SiR0N commented 4 years ago

Hi, sorry I forgot to mention it:

I use the C API of the runtime (with JNI) I used the mnist and fer models without problems

The flow is: 1)(Java) getFloatArrayFromResizedImage -> array 2) (Java) "send" array to C 3) (C) run the onnx model with array -> array2 4) (C) "send" array2 to java 5) (Java) postProcess(array2)
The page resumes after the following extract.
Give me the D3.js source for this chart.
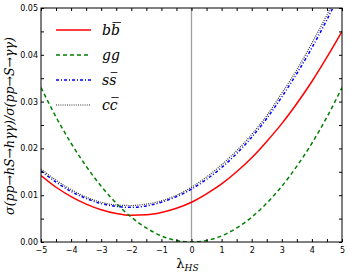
<!DOCTYPE html>
<html>
<head>
<meta charset="utf-8">
<script src="https://cdn.jsdelivr.net/npm/d3@7"></script>
<style>
  body { margin: 0; background: #fff; }
  .axis text { font-family: "DejaVu Sans", sans-serif; font-size: 8px; fill: #000; }
  .math { font-family: "DejaVu Serif", "Liberation Serif", serif; font-style: italic; }
</style>
</head>
<body>
<div id="chart"></div>
<script>
// lambda_HS grid and ratio values
const lam = [-5, -4.5, -4, -3.5, -3, -2.5, -2, -1.5, -1, -0.5, 0, 0.5, 1, 1.5, 2, 2.5, 3, 3.5, 4, 4.5, 5];
const bb = [0.0142, 0.0117, 0.0097, 0.0081, 0.0069, 0.0061, 0.0057, 0.0058, 0.0063, 0.0072, 0.0085, 0.0103, 0.0124, 0.0150, 0.0180, 0.0215, 0.0253, 0.0296, 0.0343, 0.0395, 0.0450];
const gg = [0.0330, 0.0267, 0.0211, 0.0162, 0.0119, 0.0083, 0.0053, 0.0030, 0.0013, 0.0003, 0.0000, 0.0003, 0.0013, 0.0030, 0.0053, 0.0083, 0.0119, 0.0162, 0.0211, 0.0267, 0.0330];
const ss = [0.0152, 0.0128, 0.0108, 0.0093, 0.0082, 0.0076, 0.0074, 0.0077, 0.0085, 0.0097, 0.0113, 0.0134, 0.0159, 0.0189, 0.0224, 0.0264, 0.0310, 0.0360, 0.0415, 0.0475, 0.0540];
const cc = [0.0156, 0.0132, 0.0112, 0.0096, 0.0085, 0.0079, 0.0078, 0.0081, 0.0088, 0.0100, 0.0117, 0.0139, 0.0165, 0.0195, 0.0230, 0.0270, 0.0318, 0.0368, 0.0425, 0.0485, 0.0550];
const xTicks = [-5, -4, -3, -2, -1, 0, 1, 2, 3, 4, 5];
const yTicks = [0, 0.01, 0.02, 0.03, 0.04, 0.05];

const specs = [
  { vals: bb, color: "#ff0000", dash: null, w: 1.5, a: "b", b: "b" },
  { vals: gg, color: "#008000", dash: "4,3", w: 1.5, a: "gg", b: null },
  { vals: ss, color: "#0000ff", dash: "3,2,1,2", w: 1.5, a: "s", b: "s" },
  { vals: cc, color: "#333333", dash: "1,1.2", w: 1.2, a: "c", b: "c" }
];

const width = 349, height = 274, margin = { top: 8, right: 7, bottom: 32, left: 41 };
const svg = d3.select("#chart").append("svg").attr("width", width).attr("height", height);
const x = d3.scaleLinear().domain([-5, 5]).range([margin.left, width - margin.right]);
const y = d3.scaleLinear().domain([0, 0.05]).range([height - margin.bottom, margin.top]);

svg.append("defs").append("clipPath").attr("id", "clip").append("rect")
  .attr("x", x(-5)).attr("y", y(0.05)).attr("width", x(5) - x(-5)).attr("height", y(0) - y(0.05));

// vertical line at 0
svg.append("line").attr("x1", x(0)).attr("x2", x(0)).attr("y1", y(0)).attr("y2", y(0.05))
  .attr("stroke", "#a0a0a0").attr("stroke-width", 1.3);

const line = d3.line().x((d, i) => x(lam[i])).y(d => y(d)).curve(d3.curveMonotoneX);
const g = svg.append("g").attr("clip-path", "url(#clip)");
specs.forEach(s => {
  g.append("path").datum(s.vals).attr("fill", "none").attr("stroke", s.color)
    .attr("stroke-width", s.w).attr("stroke-dasharray", s.dash).attr("d", line);
});

// ticks inward on all sides
const xMinor = d3.range(-5, 5.01, 0.5), yMinor = d3.range(0, 0.0501, 0.005);
svg.append("g").attr("class", "axis").attr("transform", `translate(0,${y(0)})`)
  .call(d3.axisBottom(x).tickValues(xMinor).tickSizeInner(-3).tickSizeOuter(0)
    .tickPadding(5).tickFormat(d => xTicks.includes(d) ? d3.format("d")(d).replace("-", "−") : ""));
svg.append("g").attr("class", "axis").attr("transform", `translate(0,${y(0.05)})`)
  .call(d3.axisTop(x).tickValues(xMinor).tickSizeInner(-3).tickSizeOuter(0).tickFormat(""));
svg.append("g").attr("class", "axis").attr("transform", `translate(${x(-5)},0)`)
  .call(d3.axisLeft(y).tickValues(yMinor).tickSizeInner(-3).tickSizeOuter(0)
    .tickPadding(3).tickFormat(d => yTicks.some(t => Math.abs(t - d) < 1e-9) ? d3.format(".2f")(d) : ""));
svg.append("g").attr("class", "axis").attr("transform", `translate(${x(5)},0)`)
  .call(d3.axisRight(y).tickValues(yMinor).tickSizeInner(-3).tickSizeOuter(0).tickFormat(""));
svg.selectAll(".axis .domain").remove();
svg.append("rect").attr("x", x(-5)).attr("y", y(0.05)).attr("width", x(5) - x(-5))
  .attr("height", y(0) - y(0.05)).attr("fill", "none").attr("stroke", "#000").attr("stroke-width", 1);

// legend
specs.forEach((s, i) => {
  const ly = 30 + i * 25;
  svg.append("line").attr("x1", 56).attr("x2", 91).attr("y1", ly).attr("y2", ly)
    .attr("stroke", s.color).attr("stroke-width", s.w).attr("stroke-dasharray", s.dash);
  const t = svg.append("text").attr("class", "math").attr("x", 102).attr("y", ly + 5)
    .attr("font-size", 14);
  t.append("tspan").text(s.a);
  if (s.b) {
    const tb = t.append("tspan").text(s.b);
    const w0 = t.node().getComputedTextLength();
    const w1 = tb.node().getComputedTextLength();
    svg.append("line").attr("x1", 102 + w0 - w1 + 1.5).attr("x2", 102 + w0 + 1)
      .attr("y1", ly - 7.5).attr("y2", ly - 7.5).attr("stroke", "#000").attr("stroke-width", 0.8);
  }
});

// axis labels
const xl = svg.append("text").attr("class", "math").attr("x", x(0) - 4).attr("y", 268)
  .attr("text-anchor", "middle").attr("font-size", 13).style("font-style", "normal");
xl.append("tspan").text("λ");
xl.append("tspan").attr("font-size", 9).attr("dy", 3).style("font-style", "italic").text("HS");

svg.append("text").attr("class", "math")
  .attr("transform", `translate(14,${(y(0) + y(0.05)) / 2 + 1}) rotate(-90)`)
  .attr("text-anchor", "middle").attr("font-size", 12.5)
  .text("σ(pp→hS→hγγ)/σ(pp→S→γγ)");
</script>
</body>
</html>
This is the input and output info of yolo I got by the C API:

INPUTs INFO: 
    Number of Inputs 1 
    Input 0 Name: image
    Input 0 : type = 1
    Input 0 : num_dims = 4
    Input 0 : dim 0 = 1  //if not input_node_dims[0] = 1 the value is -1 and I got wrong final size;
    Input 0 : dim 1 = 3
    Input 0 : dim 2 = 416
    Input 0 : dim 3 = 416
    INPUT TENSOR (0) Size = 519168
    TENSOR image (0) is a TENSOR
    ALL TENSORS HAVE BEEN CREATED, Let's RUN!!!!
    OUTPUTs INFO: 
    Number of Outputs = 1
    Output 0 Name: grid
    Output 0 : type = 1
    Output 0 : num_dims = 4
    Output 0 : dim 0 = 1  //if not output_node_dims[0] = 1 the value is -1 and I got wrong final size;
    Output 0 : dim 1 = 125
    Output 0 : dim 2 = 13
    Output 0 : dim 3 = 13
 OUTPUT TENSOR (0) Size: 21125
    RUN!!!!
OUTPUT TENSOR 0 is a TENSOR

How to get input/output sizes:

input_node_dims[0] = 1;

        size_t input_tensor_size = 1;
        for (size_t j = 0; j < num_dims; j++) {
            input_tensor_size = input_tensor_size * input_node_dims[j];
            __android_log_print(android_LogPriority::ANDROID_LOG_ERROR,
                                logid,
                                "Input %zu : dim %zu = %jd\n", i, j, input_node_dims[j]);

        }
//wrong size when: OrtGetTensorShapeElementCount(tensor_info, &input_tensor_size);

How to create the tensor:

OrtValue* input_tensor = nullptr;
        ost = OrtCreateTensorWithDataAsOrtValue(
                ort_info,
                img,//output of: getFloatArrayFromResizedImage
                input_tensor_size * sizeof(type),
                reinterpret_cast<const int64_t *>(input_node_dims.data()),
                input_node_dims.size(), //num_dim
                type,
                &input_tensor);

How to run :

std::vector<OrtValue*> ortOutput(num_output_nodes);
    ost = OrtRun( ort_ses, nullptr,
            input_node_names.data(),
            input_tensor_list.data()
            num_input_nodes,
            output_node_names.data(),
            num_output_nodes,
                  ortOutput.data());

//get values
float* data = nullptr; //I get the postProcess with this array, I "send" it to java
        ost = OrtGetTensorMutableData(ortOutput[i], reinterpret_cast<void **>(&data));
SiR0N commented 4 years ago

Hi, I checked the model on python and it seems for me that the model is wrong and it has no weights.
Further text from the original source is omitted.